All these ‘sacrifices’ are not made begrudgingly or under coercion – they are made willingly, freely, generously, because we believe the cause, the effort, is worth it.  We probably don’t even count it as a sacrifice – it’s just what we do – but those sacrifices are exactly what Jesus is pointing to as the way to life for us and for those we serve.

As mentioned previously, sacrifice of this nature really is life-giving not life-denying: it is satisfying and fulfilling for the person making the sacrifice, and it is a source of delight and sustenance for the recipient.
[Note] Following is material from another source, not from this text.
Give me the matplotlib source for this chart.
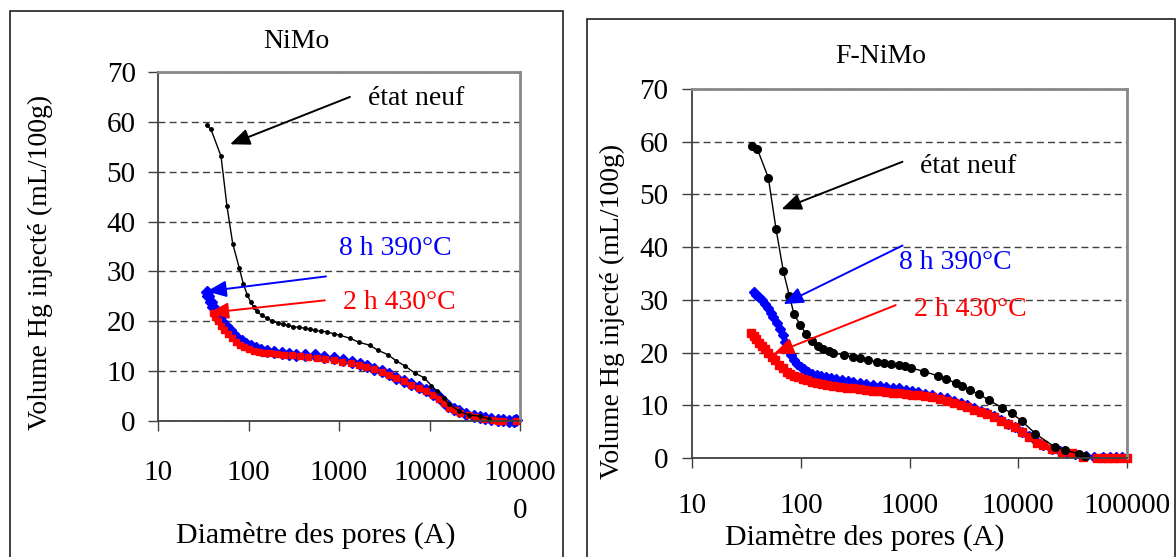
"""Porosimétrie Hg : volume injecté vs diamètre des pores, NiMo et F-NiMo."""
import matplotlib
matplotlib.use("Agg")
import matplotlib.pyplot as plt
from matplotlib.patches import Rectangle

plt.rcParams["font.family"] = ["Liberation Serif", "DejaVu Serif"]

W, H = 1176, 557

# ---- NiMo (left panel) ----
nimo_neuf_d = [34.5, 38.5, 49.7, 57.8, 66.9, 79, 88, 97, 106, 115, 123, 140, 161, 180, 210, 243,
               275, 313, 360, 419, 480, 543, 630, 731, 870, 1025, 1320, 1660, 2180, 2690, 3470,
               4270, 5400, 6900, 8700, 10500, 12100, 14400, 16300, 21300, 27000, 35700, 45400]
nimo_neuf_v = [59.3, 58.5, 53.1, 43.1, 35.6, 30.7, 27.4, 25.3, 23.8, 22.8, 22.0, 21.2, 20.6, 20.1,
               19.7, 19.4, 19.2, 18.9, 18.8, 18.6, 18.4, 18.2, 18.0, 17.9, 17.5, 17.2, 16.6, 15.8,
               15.2, 14.2, 13.3, 12.1, 11.0, 9.6, 8.7, 7.1, 6.0, 4.6, 3.4, 2.0, 1.2, 1.0, 0.4]

nimo_390_d = [34.5, 36, 38.5, 41, 44.5, 48, 51, 56, 61.8, 68, 74.8, 84, 94.6, 107, 120, 138, 159,
              190, 232, 280, 338, 420, 540, 680, 870, 1100, 1390, 1700, 2030, 2450, 2950, 3600,
              4300, 5200, 6300, 7600, 9100, 10800, 12700, 14300, 16000, 18500, 21000, 25000,
              31000, 36000, 41000, 48000, 57000, 65000, 75000, 85000, 91000]
nimo_390_v = [25.8, 25.0, 23.9, 22.8, 21.7, 20.8, 19.9, 19.0, 18.2, 17.4, 16.7, 16.0, 15.5, 15.0,
              14.6, 14.3, 14.0, 13.8, 13.7, 13.5, 13.3, 13.2, 13.2, 12.9, 12.6, 12.3, 11.9, 11.5,
              11.0, 10.5, 10.0, 9.4, 8.7, 8.1, 7.5, 6.8, 6.2, 5.5, 4.8, 3.9, 3.0, 2.4, 2.0, 1.4,
              1.0, 0.8, 0.7, 0.4, 0.2, 0.2, 0.1, 0.1, 0.2]

nimo_430_d = [40.6, 43, 46, 50, 54, 59, 65, 72, 80, 90, 100, 115, 130, 150, 175, 205, 245, 300,
              370, 460, 570, 700, 870, 1080, 1350, 1650, 2000, 2450, 2950, 3600, 4300, 5200, 6300,
              7600, 9100, 10800, 12700, 14500, 16500, 19000, 22000, 27000, 33000, 40000, 50000,
              57000, 65000, 90000]
nimo_430_v = [21.7, 20.9, 20.0, 19.0, 18.2, 17.4, 16.6, 15.9, 15.3, 14.8, 14.5, 14.1, 13.9, 13.7,
              13.6, 13.5, 13.3, 13.2, 13.0, 12.9, 12.7, 12.5, 12.2, 11.9, 11.6, 11.3, 10.9, 10.4,
              9.9, 9.3, 8.7, 8.0, 7.3, 6.6, 6.0, 5.3, 4.5, 3.6, 2.7, 2.2, 1.7, 1.2, 0.9, 0.5, 0.2,
              0.1, 0.1, 0.1]

# ---- F-NiMo (right panel) ----
fnimo_neuf_d = [35.4, 39.9, 50.3, 59.3, 69.2, 78.5, 86.7, 98.6, 111, 127, 143, 161, 180, 198, 251,
                302, 347, 417, 498, 588, 676, 795, 900, 1030, 1370, 1810, 2150, 2680, 3040, 3590,
                4330, 5370, 7100, 8710, 10800, 14400, 21600, 26900, 36300, 41000]
fnimo_neuf_v = [59.2, 58.6, 53.2, 43.4, 35.4, 30.8, 27.3, 25.3, 23.6, 22.2, 21.3, 20.6, 20.3, 20.0,
                19.5, 19.2, 19.0, 18.6, 18.3, 18.1, 17.8, 17.6, 17.4, 17.1, 16.4, 15.6, 15.0, 14.2,
                13.7, 12.9, 12.1, 11.0, 9.5, 8.5, 7.0, 4.6, 2.1, 1.5, 0.8, 0.3]

fnimo_390_d = [37, 39, 41.5, 44, 47, 50, 53, 56, 60, 64, 68, 72, 77, 82, 87, 93, 100, 108, 117, 127,
               140, 155, 172, 190, 212, 240, 270, 305, 350, 400, 460, 530, 610, 700, 800, 920, 1050,
               1200, 1400, 1620, 1900, 2200, 2550, 2950, 3400, 3900, 4500, 5200, 6000, 7000, 8100,
               9300, 10800, 12500, 14500, 17000, 20300, 24000, 28000, 33000, 41700, 50000, 60000,
               70000, 80000, 90000]
fnimo_390_v = [31.5, 31.0, 30.5, 30.0, 29.2, 28.4, 27.6, 26.8, 25.7, 24.5, 23.3, 22.0, 20.5, 19.5,
               18.6, 17.9, 17.3, 16.8, 16.4, 16.0, 15.7, 15.5, 15.3, 15.1, 15.0, 14.8, 14.6, 14.4,
               14.2, 14.0, 13.8, 13.6, 13.4, 13.3, 13.2, 12.9, 12.7, 12.5, 12.2, 11.9, 11.6, 11.3,
               10.9, 10.5, 10.0, 9.5, 9.0, 8.5, 8.0, 7.3, 6.5, 5.8, 5.0, 4.1, 3.2, 2.5, 1.8, 1.3,
               1.0, 0.7, 0.3, 0.1, 0.1, 0.1, 0.1, 0.1]

fnimo_430_d = [35, 37, 39, 41.5, 44, 47, 50, 54, 58, 63, 68, 74, 80, 87, 95, 104, 114, 126, 140, 157,
               176, 200, 230, 265, 305, 350, 400, 460, 530, 610, 700, 800, 920, 1050, 1200, 1400,
               1620, 1900, 2200, 2550, 2950, 3400, 3900, 4500, 5200, 6000, 7000, 8100, 9300, 10800,
               12500, 14800, 17000, 20400, 25500, 31000, 39800, 53000, 60000, 67000, 75000, 85000,
               100000]
fnimo_430_v = [23.7, 23.1, 22.5, 21.9, 21.3, 20.7, 20.0, 19.2, 18.5, 17.7, 17.1, 16.4, 16.0, 15.6,
               15.3, 15.0, 14.8, 14.5, 14.3, 14.1, 13.9, 13.7, 13.5, 13.3, 13.2, 13.0, 12.9, 12.8,
               12.7, 12.5, 12.4, 12.3, 12.2, 12.0, 11.9, 11.7, 11.5, 11.1, 10.8, 10.4, 10.0, 9.6,
               9.2, 8.8, 8.3, 7.7, 7.1, 6.5, 5.8, 5.0, 4.0, 2.8, 2.4, 1.65, 1.2, 0.9, 0.25, 0, 0, 0,
               0, 0, 0]

x_ticks = [10, 100, 1000, 10000, 100000]
y_ticks = [0, 10, 20, 30, 40, 50, 60, 70]
left_xlabels = ["10", "100", "1000", "10000", "10000\n0"]
right_xlabels = ["10", "100", "1000", "10000", "100000"]

FS = 20        # titles, annotations, y labels
TICK_FS = 21   # tick labels
XLAB_FS = 21.5

fig = plt.figure(figsize=(W / 100, H / 100), dpi=100)

# outer frames of the two pasted charts
for x0, y0, x1 in [(10, 11, 563), (587, 19, 1175)]:
    fig.patches.append(Rectangle((x0 / W, -0.1), (x1 - x0) / W, 1.1 - y0 / H,
                                 transform=fig.transFigure, fill=False, ec="#202020", lw=1.2))


def make_axes(px, title, xlabels, title_xy, xlab_xy, ylab_xy, xpad, ypad):
    x0, y0, x1, y1 = px
    ax = fig.add_axes([x0 / W, 1 - y1 / H, (x1 - x0) / W, (y1 - y0) / H])
    ax.set_xscale("log")
    ax.set_xlim(10, 100000)
    ax.set_ylim(0, 70)
    ax.set_xticks(x_ticks, xlabels)
    ax.minorticks_off()
    ax.set_yticks(y_ticks)
    ax.tick_params(labelsize=TICK_FS, length=7, width=1, color="#404040", direction="out")
    ax.tick_params(axis="x", pad=xpad)
    ax.tick_params(axis="y", pad=ypad)
    for lab in ax.get_xticklabels():
        lab.set_linespacing(1.6)
    ax.grid(axis="y", color="#404040", lw=1, ls=(0, (5, 3)))
    ax.set_axisbelow(True)
    for s in ("left", "bottom"):
        ax.spines[s].set_color("#404040")
        ax.spines[s].set_linewidth(1.3)
    for s in ("top", "right"):
        ax.spines[s].set_color("#888888")
        ax.spines[s].set_linewidth(2)
    ax.text(*title_xy, title, transform=ax.transAxes, ha="center", va="center", fontsize=FS)
    ax.set_xlabel("Diamètre des pores (A)", fontsize=XLAB_FS, va="center")
    ax.xaxis.set_label_coords(*xlab_xy)
    ax.set_ylabel("Volume Hg injecté (mL/100g)", fontsize=FS, va="center")
    ax.yaxis.set_label_coords(*ylab_xy)
    return ax


def arrow(ax, head, tail, color):
    ax.annotate("", xy=head, xytext=tail, annotation_clip=False,
                arrowprops=dict(arrowstyle="-|>,head_length=0.6,head_width=0.25", color=color,
                                lw=1.4, mutation_scale=20, shrinkA=0, shrinkB=0))


# left panel
axl = make_axes((158, 72, 520, 421), "NiMo", left_xlabels, (0.381, 1.086),
                (0.436, -0.327), (-0.326, 0.453), 21, 9)
axl.plot(nimo_390_d, nimo_390_v, color="#0000ff", lw=1, marker="D", ms=6.5, mec="#0000ff", clip_on=False)
axl.plot(nimo_430_d, nimo_430_v, color="#ff0000", lw=1, marker="s", ms=4.5, mec="#ff0000", clip_on=False)
axl.plot(nimo_neuf_d, nimo_neuf_v, color="black", lw=1, marker="o", ms=2.5, clip_on=False)
arrow(axl, (62.5, 55.5), (1320, 65.0), "black")
arrow(axl, (34.5, 26.0), (718, 29.0), "#0000ff")
arrow(axl, (36.6, 21.7), (697, 24.2), "#ff0000")
axl.text(2090, 64.7, "état neuf", fontsize=FS, va="center", ha="left")
axl.text(1000, 34.5, "8 h 390°C", fontsize=FS, va="center", ha="left", color="#0000ff")
axl.text(1100, 23.8, "2 h 430°C", fontsize=FS, va="center", ha="left", color="#ff0000")

# right panel
axr = make_axes((692, 89, 1127, 458), "F-NiMo", right_xlabels, (0.434, 1.087),
                (0.398, -0.214), (-0.184, 0.398), 18, 10)
axr.plot(fnimo_390_d, fnimo_390_v, color="#0000ff", lw=1, marker="D", ms=5, mec="#0000ff", clip_on=False)
axr.plot(fnimo_430_d, fnimo_430_v, color="#ff0000", lw=1, marker="s", ms=5.5, mec="#ff0000", clip_on=False)
axr.plot(fnimo_neuf_d, fnimo_neuf_v, color="black", lw=1, marker="o", ms=5.5, clip_on=False)
arrow(axr, (66.6, 47.2), (862, 56.2), "black")
arrow(axr, (69.3, 29.2), (862, 40.3), "#0000ff")
arrow(axr, (56.7, 19.8), (747, 29.0), "#ff0000")
axr.text(1240, 55.3, "état neuf", fontsize=FS, va="center", ha="left")
axr.text(802, 37.1, "8 h 390°C", fontsize=FS, va="center", ha="left", color="#0000ff")
axr.text(1100, 28.2, "2 h 430°C", fontsize=FS, va="center", ha="left", color="#ff0000")

fig.savefig("out.png", dpi=100)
Win-win if you like.

I don’t think it is too long a stretch to suggest that it is sacrifice of this nature that Jesus proposes as the way to salvation for the world. Significantly, it is also the theology behind the Micah passage has been incorporated into the HeartWell Community mission statement: Will I come before the Lord with sacrifices, with burnt offerings? Shall I give my firstborn for my transgression? No!  He has told you, O mortal, what is good; and what does the Lord require of you but to do justice, and to love kindness, and to walk humbly with your God?  [Micah 6:8]

That’s the deep meaning of true sacrifice, and its practice can change – redeem, restore, renew – the world in which we live.